The question posed in the title implies that you might trade Iron Condors some months and possibly not others. Maybe when the implied Volatility is up a bit you will sell the Iron Condor, but when it’s low you won’t. That’s what Volatility Trading is all about, selling high volatility and buying low volatility. Though in the last few years, option volatilities have basically been low consistently.

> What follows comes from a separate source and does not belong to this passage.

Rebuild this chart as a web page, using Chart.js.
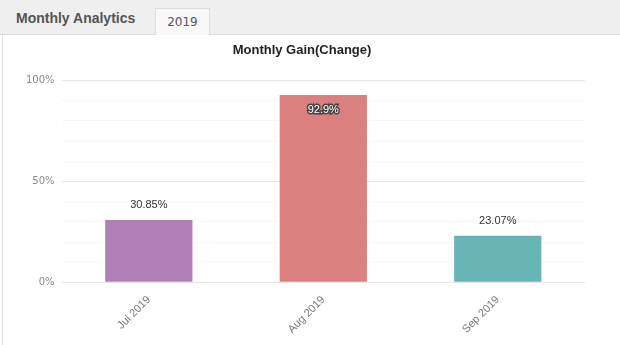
<!DOCTYPE html>
<html>
<head>
<meta charset="utf-8">
<script src="https://cdn.jsdelivr.net/npm/chart.js@4/dist/chart.umd.min.js"></script>
<style>
  body { margin: 0; background: #fff; font-family: "DejaVu Sans", Verdana, sans-serif; }
  .tabs { position: absolute; left: 0; top: 0; width: 620px; height: 34px; background: #efefef; border-bottom: 1px solid #dcdcdc; }
  .tab-title { position: absolute; left: 16px; top: 10px; font-family: "Liberation Sans", Arial, sans-serif; font-size: 14px; font-weight: bold; color: #555; }
  .tab { position: absolute; left: 155px; top: 8px; width: 55px; height: 27px; background: #f8f8f8; border: 1px solid #dcdcdc; border-bottom: none; box-sizing: border-box; text-align: center; line-height: 26px; font-size: 12px; color: #555; }
  .panel { position: absolute; left: 2px; top: 35px; width: 616px; height: 310px; border-left: 1px solid #e4e4e4; }
</style>
</head>
<body>
<div class="tabs">
  <div class="tab-title">Monthly Analytics</div>
  <div class="tab">2019</div>
</div>
<div class="panel">
  <canvas id="gain"></canvas>
</div>
<script>
const months = ['Jul 2019', 'Aug 2019', 'Sep 2019']
const gains = [30.85, 92.9, 23.07]
const barColors = ['#b07fb6', '#db807e', '#67b5b4']

const valueLabels = {
    id: 'valueLabels',
    afterDatasetsDraw(chart) {
        const ctx = chart.ctx
        const meta = chart.getDatasetMeta(0)
        ctx.save()
        ctx.font = '11px "Liberation Sans", Arial, sans-serif'
        ctx.textAlign = 'center'
        ctx.textBaseline = 'middle'
        meta.data.forEach((bar, i) => {
            const text = gains[i] + '%'
            let y = bar.y - 15
            if (y < chart.chartArea.top + 8) {
                y = bar.y + 15
                ctx.lineWidth = 3
                ctx.strokeStyle = '#444'
                ctx.strokeText(text, bar.x, y)
                ctx.fillStyle = '#fff'
                ctx.fillText(text, bar.x, y)
            } else {
                ctx.fillStyle = '#333'
                ctx.fillText(text, bar.x, y)
            }
        })
        ctx.restore()
    }
}

new Chart('gain', {
    type: 'bar',
    data: {
        labels: months,
        datasets: [{
            data: gains,
            backgroundColor: barColors,
            borderWidth: 0,
            categoryPercentage: 1,
            barPercentage: 0.5
        }]
    },
    options: {
        responsive: true,
        maintainAspectRatio: false,
        animation: false,
        layout: { padding: { left: 16, right: 34, top: 0, bottom: 6 } },
        plugins: {
            legend: { display: false },
            tooltip: { enabled: false },
            title: {
                display: true,
                text: 'Monthly Gain(Change)',
                color: '#222',
                font: { family: '"Liberation Sans", Arial, sans-serif', size: 13, weight: 'bold' },
                padding: { top: 8, bottom: 22 }
            }
        },
        scales: {
            y: {
                min: 0,
                max: 100,
                border: { display: false },
                grid: {
                    color: (c) => c.tick.value % 50 === 0 ? '#e6e6e6' : '#f5f5f5',
                    drawTicks: false
                },
                ticks: {
                    stepSize: 10,
                    autoSkip: false,
                    padding: 7,
                    color: '#888',
                    font: { family: '"DejaVu Sans", sans-serif', size: 10 },
                    callback: (v) => v % 50 === 0 ? v + '%' : ''
                }
            },
            x: {
                border: { display: false },
                grid: { display: false },
                ticks: {
                    maxRotation: 45,
                    minRotation: 45,
                    color: '#777',
                    padding: 3,
                    font: { family: '"Liberation Sans", Arial, sans-serif', size: 11 }
                }
            }
        }
    },
    plugins: [valueLabels]
})
</script>
</body>
</html>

I teach Retail traders to trade Iron Condors in the same vehicle every month or every week, depending on your preference of Weekly versus Monthly Iron Condors. The Iron Condor is a Probability trade and when you have probabilities in your favor , you need to play every hand and you expect to win over time. So the long winded answer is yes, we sell Iron Condors when VIX is 12, 15, 18, 24, etc. How we manage them when VIX is 12 versus 25 may be a bit different,
I will explain. let’s look at an example of an Iron Condor in SPX for the February Expiration ( 42 days from expiration. Editors Note: Dan sent this trade to us a few days ago). With SPX at $1836 I am looking at the 1890-1900 Call credit spread and the 1745-1755 Put credit spread. I am picking the strikes in this example by selling the strikes at about a 16 delta, making this roughly a 1 standard deviation Iron Condor. Combining the two credit spreads makes an Iron Condor, the current credit for this would be around $2.60.
Is this a little lower than a normal 42 day Iron Condor with the short strikes sold at about a 16 delta? On October 4th when VIX was around 17, a similar 42 day Iron Condor with shorts sold at around a 16 delta, the credit was around $2.80, a bit higher than the current $2.60 credit, but the short strikes I would be selling on Oct 4 were 15-25 points farther out-of-the money, giving more price protection. So on October 4, would we get more credit and room for a 42 day Iron Condor in SPX than we would today? Yes. But does that mean we shouldn’t trade Iron Condors when Implied Volatility is low?
No, I advocate trading every week or every month. I also advocate having a profit and loss plan when you start. But how might I trade an Iron Condor a bit differently when VIX is 12 and premiums are low? Three Choices: #1 Just do the SPX call side #2 Do both sides, but if we start going down and I need to adjust, I would grab a long SPX put. This would really help me survive a further Volatility expansion and a big price decline. #3 Don’t do the Iron Condor. I would choose #1 or #2, probably #2, and buying a put if we start declining.